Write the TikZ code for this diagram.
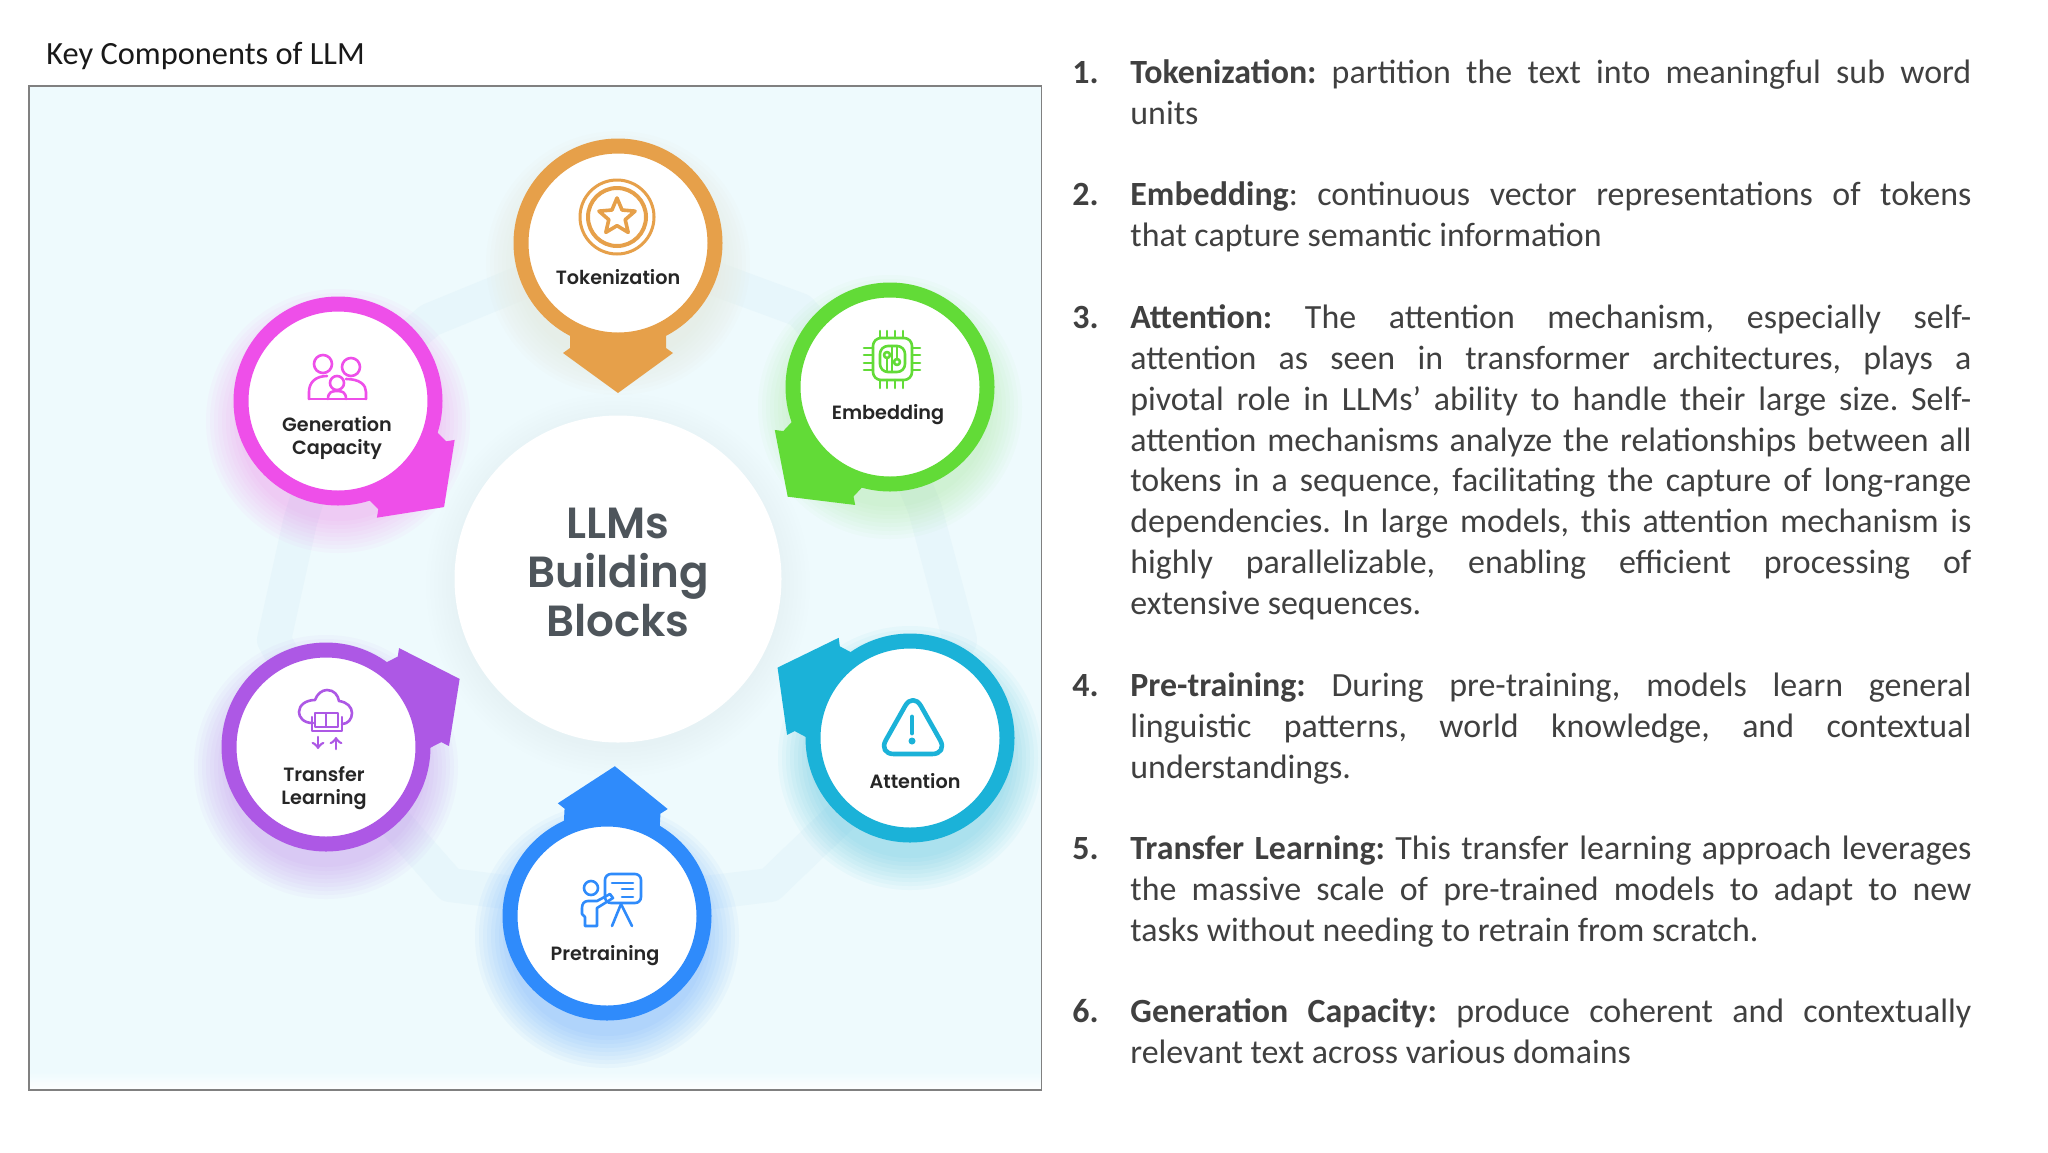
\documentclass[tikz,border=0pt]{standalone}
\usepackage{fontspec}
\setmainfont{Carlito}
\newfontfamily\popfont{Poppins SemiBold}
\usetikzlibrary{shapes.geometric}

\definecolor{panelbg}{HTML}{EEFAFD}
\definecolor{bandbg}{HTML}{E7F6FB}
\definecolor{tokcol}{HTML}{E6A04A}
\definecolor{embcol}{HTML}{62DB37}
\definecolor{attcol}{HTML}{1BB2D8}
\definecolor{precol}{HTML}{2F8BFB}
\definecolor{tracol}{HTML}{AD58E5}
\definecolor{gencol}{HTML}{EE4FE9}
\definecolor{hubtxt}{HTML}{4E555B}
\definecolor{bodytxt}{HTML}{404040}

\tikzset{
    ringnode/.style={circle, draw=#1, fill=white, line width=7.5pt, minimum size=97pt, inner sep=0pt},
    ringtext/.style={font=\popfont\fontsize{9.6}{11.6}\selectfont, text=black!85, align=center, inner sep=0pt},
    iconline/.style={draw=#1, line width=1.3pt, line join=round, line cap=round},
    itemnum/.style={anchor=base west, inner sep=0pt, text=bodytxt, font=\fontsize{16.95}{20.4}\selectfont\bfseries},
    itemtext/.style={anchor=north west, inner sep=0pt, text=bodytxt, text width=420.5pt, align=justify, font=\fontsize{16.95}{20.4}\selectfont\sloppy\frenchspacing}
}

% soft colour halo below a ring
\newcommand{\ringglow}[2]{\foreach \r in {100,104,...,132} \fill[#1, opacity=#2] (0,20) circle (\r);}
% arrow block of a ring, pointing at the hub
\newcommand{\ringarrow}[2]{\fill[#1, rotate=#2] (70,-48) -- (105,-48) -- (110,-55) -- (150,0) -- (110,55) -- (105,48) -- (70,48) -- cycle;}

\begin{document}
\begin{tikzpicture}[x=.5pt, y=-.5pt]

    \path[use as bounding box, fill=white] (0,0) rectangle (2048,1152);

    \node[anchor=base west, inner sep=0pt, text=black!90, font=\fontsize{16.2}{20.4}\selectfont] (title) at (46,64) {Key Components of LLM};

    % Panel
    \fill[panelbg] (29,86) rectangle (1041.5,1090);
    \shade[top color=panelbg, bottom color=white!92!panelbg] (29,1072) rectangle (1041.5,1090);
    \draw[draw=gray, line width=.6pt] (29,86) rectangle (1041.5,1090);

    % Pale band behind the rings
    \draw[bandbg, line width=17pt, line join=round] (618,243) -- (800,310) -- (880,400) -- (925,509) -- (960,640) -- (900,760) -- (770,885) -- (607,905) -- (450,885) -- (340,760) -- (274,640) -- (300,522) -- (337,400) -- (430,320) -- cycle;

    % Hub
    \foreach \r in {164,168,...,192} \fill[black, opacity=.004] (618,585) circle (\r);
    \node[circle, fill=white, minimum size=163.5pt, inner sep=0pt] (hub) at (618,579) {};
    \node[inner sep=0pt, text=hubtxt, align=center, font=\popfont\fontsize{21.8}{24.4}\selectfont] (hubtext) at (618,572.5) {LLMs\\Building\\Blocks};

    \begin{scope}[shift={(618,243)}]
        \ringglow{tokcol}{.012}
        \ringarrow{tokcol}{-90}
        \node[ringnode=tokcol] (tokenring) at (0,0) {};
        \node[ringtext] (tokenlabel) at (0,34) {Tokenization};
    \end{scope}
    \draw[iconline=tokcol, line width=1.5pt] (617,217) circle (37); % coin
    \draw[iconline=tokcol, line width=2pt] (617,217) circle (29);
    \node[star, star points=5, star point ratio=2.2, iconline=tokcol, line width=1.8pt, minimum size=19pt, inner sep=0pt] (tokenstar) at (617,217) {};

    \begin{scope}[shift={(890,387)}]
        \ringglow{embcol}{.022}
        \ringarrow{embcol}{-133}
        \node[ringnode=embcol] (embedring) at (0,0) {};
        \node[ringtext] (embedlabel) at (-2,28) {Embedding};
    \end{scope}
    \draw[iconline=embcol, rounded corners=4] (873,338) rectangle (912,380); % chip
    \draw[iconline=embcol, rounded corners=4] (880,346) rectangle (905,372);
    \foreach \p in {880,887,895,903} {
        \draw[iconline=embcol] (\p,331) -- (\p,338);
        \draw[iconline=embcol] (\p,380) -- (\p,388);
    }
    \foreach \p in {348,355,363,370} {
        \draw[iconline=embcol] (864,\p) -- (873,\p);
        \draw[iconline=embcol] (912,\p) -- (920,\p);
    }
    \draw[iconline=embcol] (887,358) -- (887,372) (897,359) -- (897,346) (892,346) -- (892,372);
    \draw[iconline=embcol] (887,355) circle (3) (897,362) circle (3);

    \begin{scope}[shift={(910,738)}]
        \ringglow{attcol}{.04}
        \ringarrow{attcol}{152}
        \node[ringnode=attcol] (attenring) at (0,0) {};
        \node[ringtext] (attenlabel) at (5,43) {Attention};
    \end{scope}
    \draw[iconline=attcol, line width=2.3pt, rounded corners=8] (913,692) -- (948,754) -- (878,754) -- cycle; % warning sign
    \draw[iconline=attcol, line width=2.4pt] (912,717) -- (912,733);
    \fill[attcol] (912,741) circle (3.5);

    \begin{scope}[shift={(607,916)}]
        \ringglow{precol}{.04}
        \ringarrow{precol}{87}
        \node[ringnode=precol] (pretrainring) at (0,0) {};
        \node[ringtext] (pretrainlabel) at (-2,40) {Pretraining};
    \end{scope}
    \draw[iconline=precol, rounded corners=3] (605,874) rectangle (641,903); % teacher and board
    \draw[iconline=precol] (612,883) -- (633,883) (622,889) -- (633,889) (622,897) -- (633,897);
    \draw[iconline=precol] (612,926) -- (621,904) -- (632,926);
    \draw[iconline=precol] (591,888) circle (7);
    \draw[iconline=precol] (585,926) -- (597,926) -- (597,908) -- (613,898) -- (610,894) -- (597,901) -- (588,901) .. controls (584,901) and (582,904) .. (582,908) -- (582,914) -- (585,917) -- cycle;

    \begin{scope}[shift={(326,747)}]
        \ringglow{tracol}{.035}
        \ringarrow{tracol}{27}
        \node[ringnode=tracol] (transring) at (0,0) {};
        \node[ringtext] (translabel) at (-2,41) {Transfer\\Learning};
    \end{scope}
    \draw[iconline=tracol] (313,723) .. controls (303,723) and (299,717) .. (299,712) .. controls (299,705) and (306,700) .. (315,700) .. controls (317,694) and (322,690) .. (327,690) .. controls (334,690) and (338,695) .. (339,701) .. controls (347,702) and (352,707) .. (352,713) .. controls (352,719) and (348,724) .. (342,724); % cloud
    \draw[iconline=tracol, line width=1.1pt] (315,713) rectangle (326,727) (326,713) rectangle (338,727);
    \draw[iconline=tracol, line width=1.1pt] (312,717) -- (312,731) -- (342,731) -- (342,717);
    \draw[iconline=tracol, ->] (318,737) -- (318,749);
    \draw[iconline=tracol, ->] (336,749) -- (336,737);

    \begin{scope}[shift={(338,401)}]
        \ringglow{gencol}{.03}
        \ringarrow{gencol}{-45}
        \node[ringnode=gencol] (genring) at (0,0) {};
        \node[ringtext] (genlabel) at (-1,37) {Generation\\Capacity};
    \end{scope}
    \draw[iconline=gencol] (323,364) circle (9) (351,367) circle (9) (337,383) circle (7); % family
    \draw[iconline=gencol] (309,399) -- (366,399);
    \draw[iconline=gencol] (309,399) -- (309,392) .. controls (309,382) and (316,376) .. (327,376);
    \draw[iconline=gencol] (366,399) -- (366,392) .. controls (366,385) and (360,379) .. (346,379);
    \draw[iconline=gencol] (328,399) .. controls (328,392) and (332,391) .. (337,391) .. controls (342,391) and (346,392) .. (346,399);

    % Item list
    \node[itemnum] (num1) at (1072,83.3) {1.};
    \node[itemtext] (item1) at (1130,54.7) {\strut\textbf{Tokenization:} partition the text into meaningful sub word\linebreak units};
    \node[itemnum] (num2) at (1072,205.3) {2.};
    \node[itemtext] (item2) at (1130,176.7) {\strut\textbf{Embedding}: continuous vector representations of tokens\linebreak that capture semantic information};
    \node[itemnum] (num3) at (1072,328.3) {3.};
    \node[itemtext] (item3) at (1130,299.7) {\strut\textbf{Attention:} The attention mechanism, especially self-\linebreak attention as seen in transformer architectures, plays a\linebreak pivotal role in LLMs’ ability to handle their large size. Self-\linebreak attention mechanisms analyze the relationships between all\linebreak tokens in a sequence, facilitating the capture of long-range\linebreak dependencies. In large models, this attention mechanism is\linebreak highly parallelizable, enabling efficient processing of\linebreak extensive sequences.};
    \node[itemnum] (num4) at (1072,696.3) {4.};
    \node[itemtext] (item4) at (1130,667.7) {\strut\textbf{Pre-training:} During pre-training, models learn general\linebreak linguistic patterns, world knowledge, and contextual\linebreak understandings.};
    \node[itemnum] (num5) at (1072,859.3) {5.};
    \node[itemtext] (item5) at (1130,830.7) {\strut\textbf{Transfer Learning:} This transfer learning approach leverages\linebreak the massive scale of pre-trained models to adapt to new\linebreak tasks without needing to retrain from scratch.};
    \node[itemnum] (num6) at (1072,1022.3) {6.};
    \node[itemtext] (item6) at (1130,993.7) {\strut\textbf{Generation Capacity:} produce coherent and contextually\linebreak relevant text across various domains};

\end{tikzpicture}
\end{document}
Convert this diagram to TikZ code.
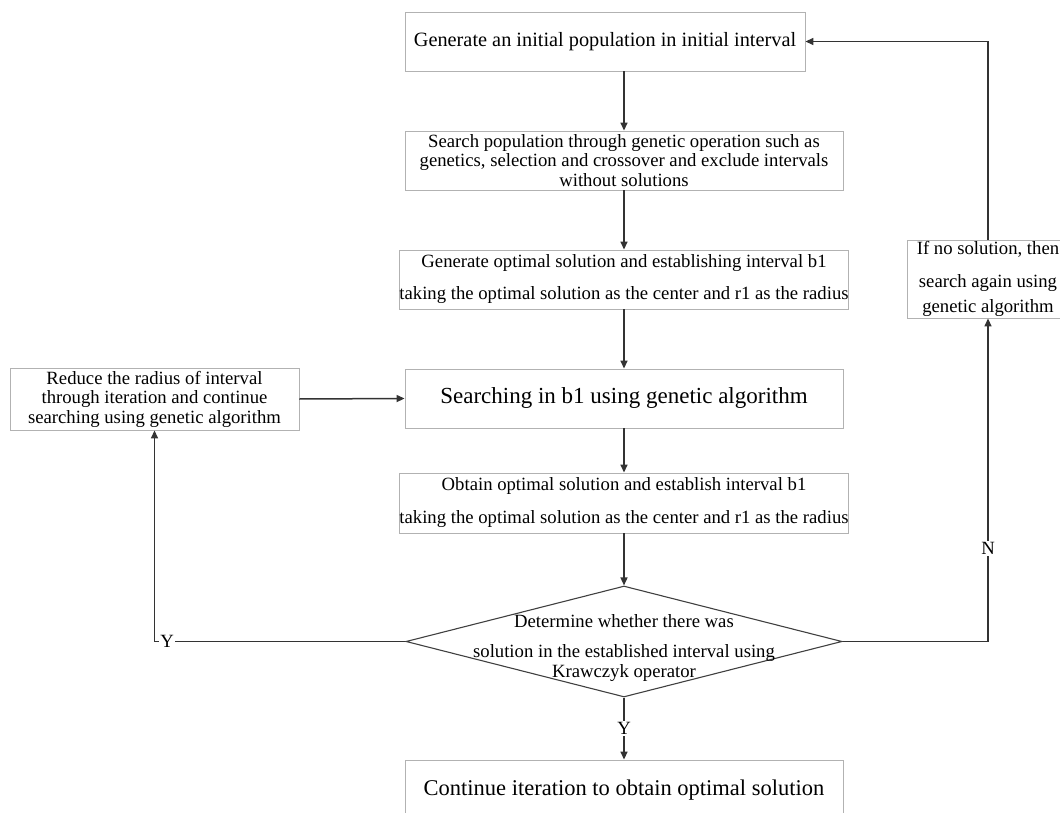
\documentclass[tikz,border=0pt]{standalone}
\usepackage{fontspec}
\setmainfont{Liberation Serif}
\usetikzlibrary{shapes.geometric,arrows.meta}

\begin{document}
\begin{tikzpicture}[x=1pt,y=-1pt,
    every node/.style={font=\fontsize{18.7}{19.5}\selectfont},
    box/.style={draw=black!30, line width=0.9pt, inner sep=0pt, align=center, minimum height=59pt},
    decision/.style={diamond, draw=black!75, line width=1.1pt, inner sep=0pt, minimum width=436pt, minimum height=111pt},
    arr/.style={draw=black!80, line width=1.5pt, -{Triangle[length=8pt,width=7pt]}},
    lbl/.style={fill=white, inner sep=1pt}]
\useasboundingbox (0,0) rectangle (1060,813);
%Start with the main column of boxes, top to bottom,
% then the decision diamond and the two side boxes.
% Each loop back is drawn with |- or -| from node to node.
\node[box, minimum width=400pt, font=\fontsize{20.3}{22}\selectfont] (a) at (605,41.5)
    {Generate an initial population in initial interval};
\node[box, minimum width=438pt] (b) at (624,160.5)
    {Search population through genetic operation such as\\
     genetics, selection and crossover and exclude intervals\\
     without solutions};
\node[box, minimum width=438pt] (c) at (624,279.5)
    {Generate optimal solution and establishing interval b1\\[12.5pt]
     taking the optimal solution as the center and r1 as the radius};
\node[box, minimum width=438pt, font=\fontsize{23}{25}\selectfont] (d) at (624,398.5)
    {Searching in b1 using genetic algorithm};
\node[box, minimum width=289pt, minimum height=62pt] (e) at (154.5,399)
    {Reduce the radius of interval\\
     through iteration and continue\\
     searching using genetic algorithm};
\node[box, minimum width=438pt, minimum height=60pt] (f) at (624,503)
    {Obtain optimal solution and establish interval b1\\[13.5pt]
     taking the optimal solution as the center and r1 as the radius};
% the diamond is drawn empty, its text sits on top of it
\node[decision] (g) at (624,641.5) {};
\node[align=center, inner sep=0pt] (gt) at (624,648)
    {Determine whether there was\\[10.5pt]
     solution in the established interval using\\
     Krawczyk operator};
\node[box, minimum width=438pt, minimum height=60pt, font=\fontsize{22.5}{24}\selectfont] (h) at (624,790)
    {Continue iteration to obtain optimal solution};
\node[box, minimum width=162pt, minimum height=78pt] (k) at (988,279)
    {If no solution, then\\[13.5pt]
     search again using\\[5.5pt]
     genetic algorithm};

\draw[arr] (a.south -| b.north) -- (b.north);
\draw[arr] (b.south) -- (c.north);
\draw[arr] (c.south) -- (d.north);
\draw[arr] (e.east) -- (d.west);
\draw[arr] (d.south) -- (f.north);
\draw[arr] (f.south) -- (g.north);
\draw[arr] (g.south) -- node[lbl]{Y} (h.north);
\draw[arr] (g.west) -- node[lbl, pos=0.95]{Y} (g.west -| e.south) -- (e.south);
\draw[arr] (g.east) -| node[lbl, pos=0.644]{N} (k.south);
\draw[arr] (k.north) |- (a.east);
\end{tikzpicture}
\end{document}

> _WHAT THE TASK REQUIRES_
Check each line of the records above for "code", and copy those that have it.

> _WRITTEN ANSWER_
Write the TikZ code for this diagram.
Convert this diagram to TikZ code.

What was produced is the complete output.